● Task objective
Locate all lines in the data below that hold "this" and show them.

● Provided information
= = = = = = =

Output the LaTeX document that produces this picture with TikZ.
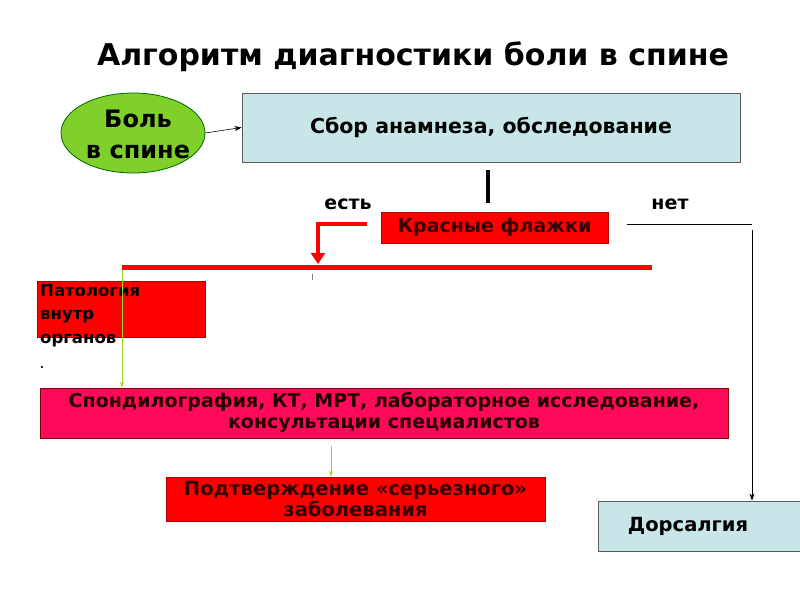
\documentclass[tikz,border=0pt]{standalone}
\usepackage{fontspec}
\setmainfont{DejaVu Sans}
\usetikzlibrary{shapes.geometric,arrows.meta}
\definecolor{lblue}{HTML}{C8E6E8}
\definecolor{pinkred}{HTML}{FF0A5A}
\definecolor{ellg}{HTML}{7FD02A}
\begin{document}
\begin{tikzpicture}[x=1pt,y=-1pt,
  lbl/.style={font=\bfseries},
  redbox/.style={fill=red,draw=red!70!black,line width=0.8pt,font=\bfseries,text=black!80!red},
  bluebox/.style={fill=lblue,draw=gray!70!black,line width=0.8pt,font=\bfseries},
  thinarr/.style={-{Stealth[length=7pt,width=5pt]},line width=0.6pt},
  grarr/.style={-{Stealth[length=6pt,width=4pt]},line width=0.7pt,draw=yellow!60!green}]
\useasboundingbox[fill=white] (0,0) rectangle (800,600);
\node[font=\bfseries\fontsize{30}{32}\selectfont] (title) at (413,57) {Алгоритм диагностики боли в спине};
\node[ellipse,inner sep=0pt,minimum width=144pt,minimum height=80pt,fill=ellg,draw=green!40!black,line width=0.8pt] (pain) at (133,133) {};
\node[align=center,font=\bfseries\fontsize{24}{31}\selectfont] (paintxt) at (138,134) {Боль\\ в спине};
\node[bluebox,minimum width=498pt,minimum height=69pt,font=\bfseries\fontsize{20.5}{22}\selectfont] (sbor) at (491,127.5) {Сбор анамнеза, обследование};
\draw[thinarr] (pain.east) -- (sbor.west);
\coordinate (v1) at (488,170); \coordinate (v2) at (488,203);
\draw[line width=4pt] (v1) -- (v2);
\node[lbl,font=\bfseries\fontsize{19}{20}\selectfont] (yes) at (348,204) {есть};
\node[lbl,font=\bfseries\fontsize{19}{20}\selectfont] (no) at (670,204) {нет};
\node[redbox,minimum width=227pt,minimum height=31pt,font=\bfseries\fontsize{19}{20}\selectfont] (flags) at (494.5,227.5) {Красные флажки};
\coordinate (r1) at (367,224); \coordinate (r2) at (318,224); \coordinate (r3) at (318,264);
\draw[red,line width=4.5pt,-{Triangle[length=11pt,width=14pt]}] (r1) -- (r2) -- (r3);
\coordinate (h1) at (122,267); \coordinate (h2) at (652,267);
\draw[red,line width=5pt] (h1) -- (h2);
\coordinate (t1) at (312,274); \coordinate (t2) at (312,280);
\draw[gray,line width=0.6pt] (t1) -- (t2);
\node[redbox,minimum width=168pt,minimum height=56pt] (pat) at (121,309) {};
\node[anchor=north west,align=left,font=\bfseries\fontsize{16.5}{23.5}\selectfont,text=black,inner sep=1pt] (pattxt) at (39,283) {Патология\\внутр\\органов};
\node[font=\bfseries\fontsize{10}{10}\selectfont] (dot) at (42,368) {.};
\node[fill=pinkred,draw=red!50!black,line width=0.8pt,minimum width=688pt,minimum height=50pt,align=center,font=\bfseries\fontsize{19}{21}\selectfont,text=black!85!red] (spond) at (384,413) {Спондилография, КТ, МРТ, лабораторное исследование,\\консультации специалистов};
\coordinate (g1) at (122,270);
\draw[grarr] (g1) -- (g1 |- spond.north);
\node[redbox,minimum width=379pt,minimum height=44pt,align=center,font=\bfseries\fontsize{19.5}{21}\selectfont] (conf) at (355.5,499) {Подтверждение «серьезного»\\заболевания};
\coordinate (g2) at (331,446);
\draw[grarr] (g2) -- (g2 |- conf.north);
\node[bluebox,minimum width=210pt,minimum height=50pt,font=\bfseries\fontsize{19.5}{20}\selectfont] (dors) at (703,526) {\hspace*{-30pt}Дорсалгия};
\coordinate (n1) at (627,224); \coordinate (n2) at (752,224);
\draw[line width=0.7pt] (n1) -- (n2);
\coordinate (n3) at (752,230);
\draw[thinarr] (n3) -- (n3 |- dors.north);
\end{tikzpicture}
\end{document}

= = = = = = =

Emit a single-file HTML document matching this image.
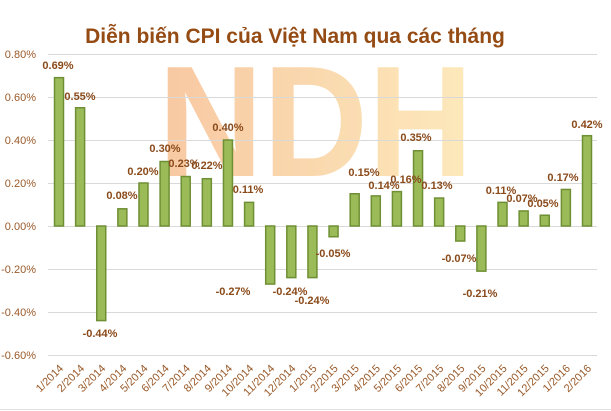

= = = = = = =

● Correct response
Output the LaTeX document that produces this picture with TikZ.
Emit a single-file HTML document matching this image.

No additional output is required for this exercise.